Of course absolute objectivity is non-existent in creatures, finite creatures. The limitations of being a finite creature intrude upon all our attempts to be objective. Our objectivity can always, ever, only be, of the relative kind. Relative objectivity proceeds by disclosing to self and others our limitations, cant, and biases--that is, our lack of objectivity.
That being said every so often Unbelievers are remarkably honest about God and their subjective prejudices against Him.

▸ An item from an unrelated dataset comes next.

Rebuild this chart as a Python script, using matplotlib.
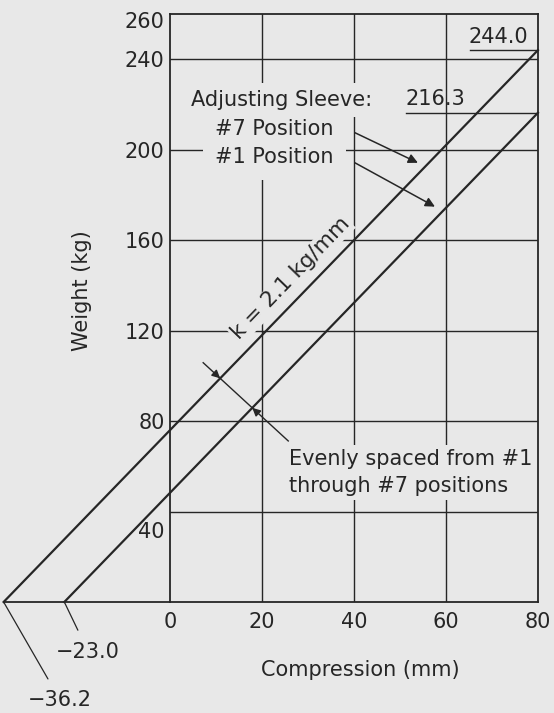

Take, for example, the atheist philosopher Thomas Nagel who argues for a relative objectivity which takes account of subjectivity. In his own case, he acknowledges he is neither objective nor neutral when it comes to God:
I want atheism to be true and am made uneasy by the fact that some of the most intelligent and well-informed people I know are religious believers. It isn't just that I don't believe in God and, naturally, hope that I'm right in my belief. It's that I hope there is no God! I don't want there to be a God; I don't want the universe to be like that. [Cited in Mitch Stokes, A Shot of Faith to the Head (Nashville: Thomas Nelson, 2012), p. 55.]Nagel is relatively objective on the matter. He is more aware of his own prejudices and subjectivity than most. Not so in the case of the late Christopher Hitchens, whose passion frequently got the better of him:
There are . . . atheists who say that they wish the fable were truth but are unable to suspend the requisite disbelief, or has relinquished belief only with regret. To this I reply: who wishes that thee was a permanent, unalterable celestial despotism that subjected us to continual surveillance and could convict us of thought-crime and who regarded us as its private property even after we died? How happy we ought to be, at the reflection that there exists not a shred of respectable evidence to support such a horrible hypothesis. (Ibid.)Hitchens conclusion that not a shred of respectable evidence exists for God's existence says it all. After all, respectability is in the eye of the beholder. And Hitchen's eye was riddled with bitter prejudice. As Mitch Stokes puts it, where some people see a loving and caring father, others see a corrupt cop.